If, like me, you search for high, solid yields, take a look now. The current share price allows for an awful lot of bad news that is not likely to happen.
Admiral Advances
David Stevens was co-founder of insurance group Admiral (ADM) and has been chief executive for four years, so his decision to step down is a serious consideration. However, he has given time for the board to select a replacement who knows the business and he is allowing 12 months for a smooth handover.
This time next year he will probably be announcing another great set of figures like the ones he unveiled this week. He describes Admiral as “going like a freight train” with profits exceeding £500 million for the first time, the number of household policyholders exceeding 1 million and 200,000 new car insurance customers added overseas.

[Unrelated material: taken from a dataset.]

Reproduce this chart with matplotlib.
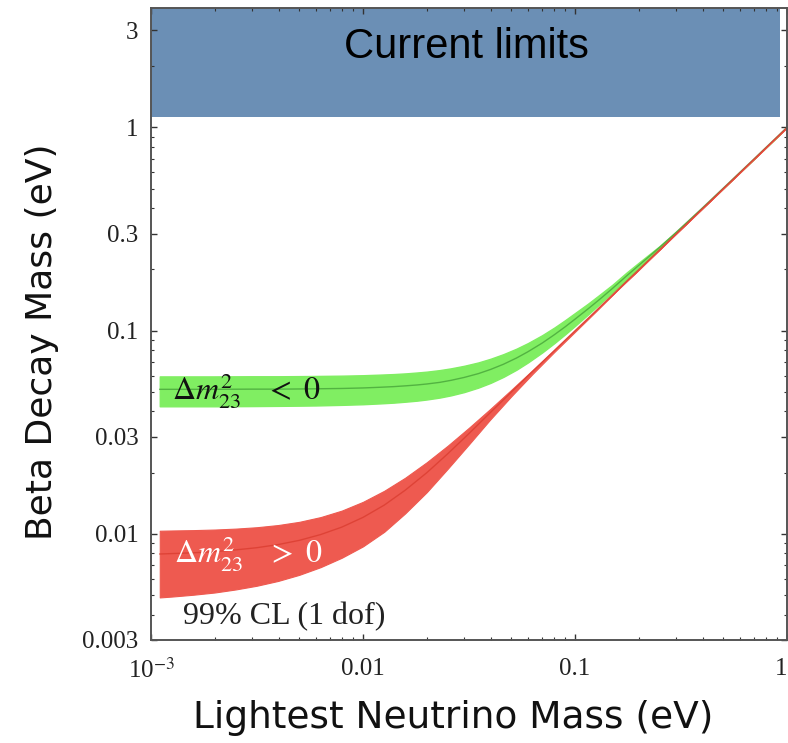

The shares added 2.6% but they are still well below the recent peak. They could soon be going like a freight train, like the results.
Intu the Abyss
The rapacious nature of shopping mall owners is really coming home to roost as struggling retailers finally have the clout to drive down rents. Intu Properties (INTU) reports that net rental income is down 9.1% over the past 12 months and a further decline will follow in the coming year. Intu reckons the 2020 decline won’t be quite as bad. Don’t count on that forecast.
Approaches to existing and potential large investors have failed to secure enough new cash to shore up the balance sheet. Small investors should take the hint. If the professionals with time, expertise and resources to investigate have turned up their noses, why should ordinary punters think they know better?
The shares are currently trading at around 5.5p. If you have been foolish enough to cling on despite all the warnings, it is not too late to get out for an admittedly measly amount. I have serious doubts that the shares are worth anything at all.
Don’t Forget Cash
The slump in share prices may well have deterred those who normally scramble at the last minute to invest their annual ISA entitlement before the tax year ends in less than a month’s time. Even so, everyone can benefit through the simple expedient of moving cash into their stocks and shares ISA. There is no need to buy shares immediately if you don’t want to. Just make sure the cash is there ready for the right moment.